In a similar way, math difficulties are widespread for students with disabilities. Moreover, math failure also begins in kindergarten, and learning difficulties become increasingly complex, serious, and difficult to remediate throughout the primary grades. After third grade, math failure is highly resistant to intervention.
Why Early Intervention Frequently Fails
All of this argues for intervening in the early grades--before children suffer loss of self-esteem, develop negative views about reading, writing, and math, and begin a school career of sustained failure--or drop out of school. Unfortunately, most "state-of-the-art" early intervention programs are not successful for a large number of children with disabilities.

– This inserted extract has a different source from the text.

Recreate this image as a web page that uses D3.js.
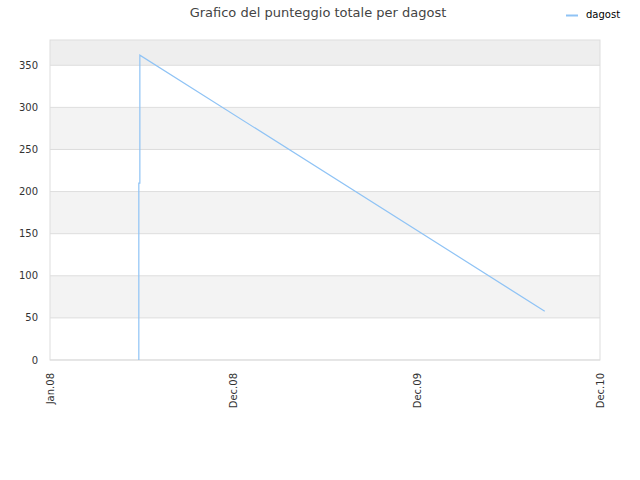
<!DOCTYPE html>
<html>
<head>
<meta charset="utf-8">
<script src="https://cdn.jsdelivr.net/npm/d3@7"></script>
<style>
  body { margin: 0; background: #fff; }
  text { font-family: "DejaVu Sans", sans-serif; }
</style>
</head>
<body>
<div id="chart"></div>
<script>
// data
var dates = ["2008-06-21", "2008-06-21", "2008-06-23", "2008-06-23", "2010-08-16"];
var scores = [0, 210, 210, 362, 58];
var yTicks = [0, 50, 100, 150, 200, 250, 300, 350];
var xStart = "2008-01-01", xEnd = "2010-12-01";
var seriesName = "dagost";
var title = "Grafico del punteggio totale per dagost";

var W = 640, H = 480;
var margin = { top: 40, right: 40, bottom: 120, left: 50 };
var width = W - margin.left - margin.right;
var height = H - margin.top - margin.bottom;
var parse = d3.timeParse("%Y-%m-%d");

var svg = d3.select("#chart").append("svg")
    .attr("width", W)
    .attr("height", H);

var x = d3.scaleTime()
    .domain([parse(xStart), parse(xEnd)])
    .range([0, width]);
var y = d3.scaleLinear()
    .domain([0, 380])
    .range([height, 0]);

var g = svg.append("g")
    .attr("transform", "translate(" + margin.left + "," + margin.top + ")");

// alternating bands, top one a bit darker
var bandEdges = yTicks.concat([380]);
g.selectAll(".band")
    .data(d3.range(bandEdges.length - 1))
    .enter().append("rect")
    .attr("x", 0)
    .attr("width", width)
    .attr("y", function(i){ return y(bandEdges[i + 1]); })
    .attr("height", function(i){ return y(bandEdges[i]) - y(bandEdges[i + 1]); })
    .style("fill", function(i){
        if (i == bandEdges.length - 2) return "#eeeeee";
        return i % 2 == 1 ? "#f3f3f3" : "#ffffff";
    });

g.selectAll(".grid")
    .data(yTicks)
    .enter().append("line")
    .attr("x1", 0).attr("x2", width)
    .attr("y1", function(d){ return y(d); })
    .attr("y2", function(d){ return y(d); })
    .style("stroke", "#dddddd")
    .style("stroke-width", "1px");

g.append("rect")
    .attr("width", width)
    .attr("height", height)
    .style("fill", "none")
    .style("stroke", "#dddddd");

// y labels
g.selectAll(".ylabel")
    .data(yTicks)
    .enter().append("text")
    .text(function(d){ return d; })
    .attr("x", -12)
    .attr("y", function(d){ return y(d); })
    .attr("dy", "0.35em")
    .style("text-anchor", "end")
    .style("font-size", "10px")
    .attr("fill", "#333");

// x labels, domain split in three
var t0 = parse(xStart).getTime(), t1 = parse(xEnd).getTime();
var xTicks = d3.range(4).map(function(i){ return new Date(t0 + (t1 - t0) * i / 3); });
var fmt = d3.timeFormat("%b.%y");
g.selectAll(".xlabel")
    .data(xTicks)
    .enter().append("text")
    .text(function(d){ return fmt(d); })
    .attr("transform", function(d){ return "translate(" + (x(d) + 4) + "," + (height + 13) + ") rotate(-90)"; })
    .style("text-anchor", "end")
    .style("font-size", "10px")
    .attr("fill", "#333");

var points = dates.map(function(d, i){ return { date: parse(d), value: scores[i] }; });
var line = d3.line()
    .x(function(d){ return x(d.date); })
    .y(function(d){ return y(d.value); });

g.append("path")
    .datum(points)
    .attr("d", line)
    .style("fill", "none")
    .style("stroke", "#8fc3f5")
    .style("stroke-width", "1.2px");

// title
svg.append("text")
    .text(title)
    .attr("x", 318)
    .attr("y", 17)
    .style("text-anchor", "middle")
    .style("font-size", "13px")
    .attr("fill", "#444");

// legend
svg.append("line")
    .attr("x1", 566).attr("x2", 578)
    .attr("y1", 15.5).attr("y2", 15.5)
    .style("stroke", "#8fc3f5")
    .style("stroke-width", "2px");
svg.append("text")
    .text(seriesName)
    .attr("x", 586)
    .attr("y", 18)
    .style("font-size", "10px")
    .attr("fill", "#000");
</script>
</body>
</html>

At least four reasons explain why established intervention programs do not work for many children with disabilities:
- Some validated practices are difficult to use in classrooms. This leads to inadequate implementation of recommended practices.
- Most interventions lack the comprehensiveness needed to meet the multifaceted problems of students with disabilities who perform poorly in reading, writing, or math. Although an instructional program may address one difficulty a student experiences, it often fails to address other problems.
- Early reading, writing, and math instruction for students with disabilities focuses almost exclusively on basic skills. Insufficient attention is given to comprehension and knowledge application.
- Interventions have largely ignored the development of fluency (i.e., speed and ease of reading, writing, or doing math) and the need to plan instruction in ways that facilitate students' transfer of learning from a specific situation to other situations and their maintenance of skills over time. For students with disabilities, attention to fluency, transfer, and maintenance is essential.